Realize that even in this tough world, there is yet goodness, there are yet things to celebrate and be positive about, you yourself can make a difference precisely because you have nothing less than the power of God bursting inside you. And even within the circle of your own friends, don't talk to each other in ways that are ever and only flippant. Resist the culture of "Whatever!" by which too many people today flip off and write off whole segments of life. If more often than not you find yourself saying, "Who cares? What difference does it make? Whatever! Yada-yada-yada," then stop yourself at some point and ask if you're talking now like a pilgrim with a purpose or a nomad fixated on despair.

And always remember that you are not alone. God goes with you. Jesus goes with you through his Holy Spirit. And we are all together with you in the community of the church. In a few minutes we are going to say the Apostles' Creed as we now do most every Sunday morning. Have you ever noticed something peculiar about the way we do that? We are reciting, in unison, what we all believe as God's people.
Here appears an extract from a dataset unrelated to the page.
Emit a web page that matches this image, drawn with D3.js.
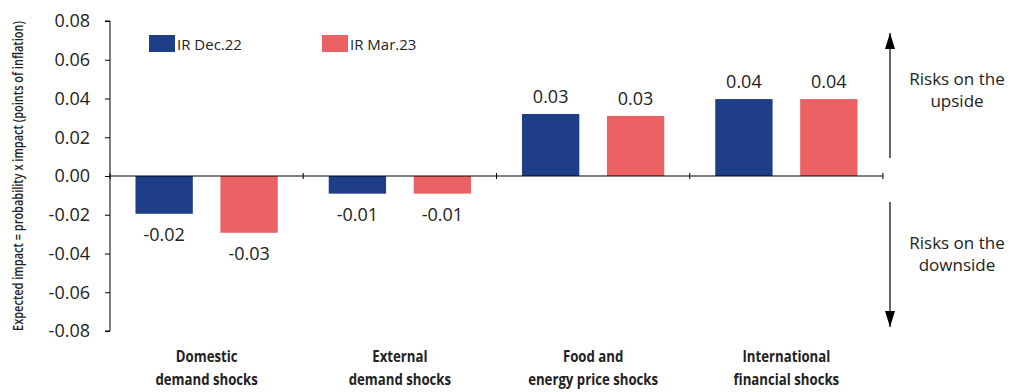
<!DOCTYPE html>
<html>
<head>
<meta charset="utf-8">
<script src="https://cdn.jsdelivr.net/npm/d3@7"></script>
<style>
  body { margin: 0; background: #fff; }
  svg text { font-family: "Open Sans", "Noto Sans", sans-serif; fill: #222; }
</style>
</head>
<body>
<svg id="chart" width="1014" height="392"></svg>
<script>
// Shock categories (two-line labels) and the two forecast vintages
const categories = [
  ["Domestic", "demand shocks"],
  ["External", "demand shocks"],
  ["Food and", "energy price shocks"],
  ["International", "financial shocks"]
];
const seriesNames = ["IR Dec.22", "IR Mar.23"];
const irDec22 = [-0.0195, -0.0091, 0.032, 0.0397];
const irMar23 = [-0.0293, -0.0091, 0.031, 0.0397];
const yTicks = [-0.08, -0.06, -0.04, -0.02, 0, 0.02, 0.04, 0.06, 0.08];
const colors = ["#1f3e88", "#ec6264"];
const yTitle = "Expected impact = probability x impact (points of inflation)";

// Plain hyphen for negative numbers
const fmt = d3.formatLocale({ decimal: ".", thousands: ",", grouping: [3], currency: ["", ""], minus: "-" }).format(".2f");

const svg = d3.select("#chart");
const plotLeft = 110, plotRight = 883, plotTop = 21, plotBottom = 331;

const y = d3.scaleLinear().domain([-0.08, 0.08]).range([plotBottom, plotTop]);
const x0 = d3.scaleBand().domain(d3.range(categories.length)).range([plotLeft, plotRight]);
const x1 = d3.scaleBand().domain(d3.range(seriesNames.length))
  .range([0, x0.bandwidth()]).paddingInner(0.325).paddingOuter(0.3);

// Y axis
const yAxis = svg.append("g").attr("transform", `translate(${plotLeft},0)`)
  .call(d3.axisLeft(y).tickValues(yTicks).tickFormat(fmt).tickSize(5).tickPadding(15));
yAxis.select(".domain").attr("stroke", "#000").attr("d", `M-5,${plotTop}H0V${plotBottom}H-5`);
yAxis.selectAll(".tick line").attr("stroke", "#000");
yAxis.selectAll(".tick text").attr("font-size", 18).attr("fill", "#222")
  .style("font-family", '"Open Sans", "Noto Sans", sans-serif');

// Y axis title, condensed horizontally to fit the axis height
const title = svg.append("text")
  .attr("text-anchor", "middle")
  .attr("font-size", 14).attr("font-weight", 600).attr("fill", "#111")
  .text(yTitle);
const tLen = title.node().getComputedTextLength();
title.attr("transform", `translate(23,${(plotTop + plotBottom) / 2}) rotate(-90) scale(${310 / tLen},1)`);

// Bars with value labels
const series = [irDec22, irMar23];
const groups = svg.append("g");
categories.forEach((c, i) => {
  series.forEach((vals, s) => {
    const v = vals[i];
    const bx = x0(i) + x1(s);
    groups.append("rect")
      .attr("x", bx).attr("width", x1.bandwidth())
      .attr("y", y(Math.max(0, v)))
      .attr("height", Math.abs(y(v) - y(0)))
      .attr("fill", colors[s]);
    groups.append("text")
      .attr("x", bx + x1.bandwidth() / 2)
      .attr("y", v >= 0 ? y(v) - 11 : y(v) + 27)
      .attr("text-anchor", "middle").attr("font-size", 18).attr("fill", "#222")
      .text(fmt(v));
  });
});

// Zero baseline with category separators
const xAxis = svg.append("g").attr("transform", `translate(0,${y(0)})`);
xAxis.append("line").attr("x1", plotLeft).attr("x2", plotRight).attr("stroke", "#000").attr("stroke-width", 1.2);
d3.range(categories.length + 1).forEach(i => {
  const tx = i < categories.length ? x0(i) : plotRight;
  xAxis.append("line").attr("x1", tx).attr("x2", tx).attr("y1", -3).attr("y2", 3).attr("stroke", "#000");
});

// Category labels (bold, condensed), one text per line
categories.forEach((c, i) => {
  const cx = x0(i) + x0.bandwidth() / 2;
  c.forEach((line, k) => {
    svg.append("text")
      .attr("transform", `translate(${cx},${362 + k * 23}) scale(0.8,1)`)
      .attr("text-anchor", "middle").attr("font-size", 16.5).attr("font-weight", 700).attr("fill", "#000")
      .text(line);
  });
});

// Legend
const legendX = [149, 322];
seriesNames.forEach((n, s) => {
  svg.append("rect").attr("x", legendX[s]).attr("y", 35).attr("width", 26).attr("height", 17).attr("fill", colors[s]);
  svg.append("text").attr("x", legendX[s] + 28).attr("y", 50).attr("font-size", 15).attr("fill", "#333").text(n);
});

// Upside / downside arrows
const defs = svg.append("defs");
defs.append("marker").attr("id", "arrowhead").attr("viewBox", "0 0 16 10")
  .attr("refX", 16).attr("refY", 5).attr("markerWidth", 16).attr("markerHeight", 10)
  .attr("markerUnits", "userSpaceOnUse").attr("orient", "auto")
  .append("path").attr("d", "M0,0 L16,5 L0,10 z").attr("fill", "#000");
const ax = 890;
svg.append("line").attr("x1", ax).attr("x2", ax).attr("y1", 158).attr("y2", 33)
  .attr("stroke", "#000").attr("stroke-width", 1.2).attr("marker-end", "url(#arrowhead)");
svg.append("line").attr("x1", ax).attr("x2", ax).attr("y1", 202).attr("y2", 327)
  .attr("stroke", "#000").attr("stroke-width", 1.2).attr("marker-end", "url(#arrowhead)");

const riskLabels = [[["Risks on the", "upside"], 85], [["Risks on the", "downside"], 249]];
riskLabels.forEach(([lines, yy]) => {
  lines.forEach((l, k) => {
    svg.append("text").attr("x", 957).attr("y", yy + k * 22).attr("text-anchor", "middle")
      .attr("font-size", 17).attr("fill", "#333").text(l);
  });
});
</script>
</body>
</html>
Yet as we do this, we don't say, "We believe in God the Father almighty . . ." Instead we say, "I believe in God the Father almighty . . ." We speak in the first person singular as though only one person was talking and yet we are all talking together at the same time.

Do you know why we do that? As a reminder that we are all finally one body of believers in the family of God and as a reminder that we are not in this by ourselves. To be a Christian pilgrim is never to travel alone. The world can be a lonely place. But for you young people and for us all, if the eyes of your heart are opened, you know for sure that you are always surrounded by a great cloud of witnesses and fellow pilgrims. Please carry that knowledge out of here with you today and then travel forward with hope. Amen.